Schwer gefallen ist mir die Zustimmung zum Zahlungsrahmen Nationalstrassen 2024-2027 (23.032). Jede zusätzliche Strasse generiert Mehrverkehr und dass Bundesrat Rösti hier eine andere Position vertritt als seine Vorgängerin, muss Anlass zur Sorge sein. Eine Ablehnung kam für mich gleichwohl nicht infrage, da das Gesamtpaket ein Projekt enthält, von dessen Notwendigkeit ich überzeugt bin: der Rheintunnel. Die Osttangente führt mitten durch Wohngebiet und belastet die betroffenen Quartiere seit Jahren übermässig. Der Rheintunnel ist ebenso notwendig wie der anschliessende Rückbau der heutigen Strassen. Dass dieser von der Regierung noch nicht zugesichert wird, erschwert die Zustimmung zum Projekt, weshalb ich auch den Widerstand verstehe. Ich unterstütze die Forderungen des Quartiers, vor dem Bau Zusicherungen zu erhalten und habe Verständnis für das Referendum, die Bevölkerung muss entscheiden können. Deshalb habe ich mich in der Schlussabstimmung dann enthalten.

Eine Auswertung von SRF (Artikel) liess mich als effizienteste Parlamentarierin dastehen, da ich den höchsten Anteil meiner Vorstösse durchgebracht habe. Schön! Ich habe dann gleich in dem Stil weitergemacht mit einer Kommissionsmotion, die auf meine Initiative zurückgeht, dass der Bundesrat bis Ende 2026 Stellung nehmen muss zur einer Finanzierung einer Landesausstellung und auch eine Selektion der existierenden Projekte vornehmen muss (23.3966). Nun hoffen wir auf die Zustimmung des Nationalrates.

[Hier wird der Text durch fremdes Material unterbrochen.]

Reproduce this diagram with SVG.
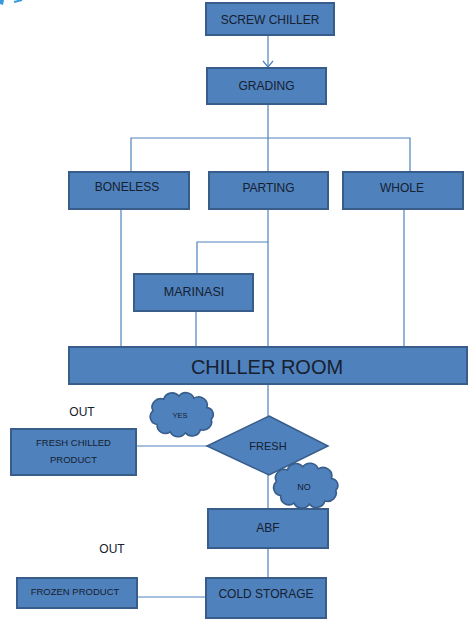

So ist diese Legislatur zu Ende gegangen, mit kleinen Erfolgen und grossen weiterhin anstehenden Problemen. Immerhin konnte sich auch der Ständerat dazu durchringen, für das Ausserdienststellen von 25 Leopard-2-Panzern zu stimmen, ohne auf die Finte von FDP und SVP reinzufallen, die ihre Zustimmung davon abhängig machen wollten, gleichzeitig 71 stillgelegte Panzer 87 für die Schweizer Armee zu reaktivieren, ein völlig unnötiger Schritt der Armeeausbauer (23.025).

Und damit treten wir in die Schlussphase des Wahlkampfes ein. Wenn alles gut geht, werde ich in der nächsten Legislatur das Ständeratspräsidium innehaben. Dieses möchte ich schwerpunktmässig als Plattform nutzen für die Perspektiven und Anliegen der Städte und der Frauen.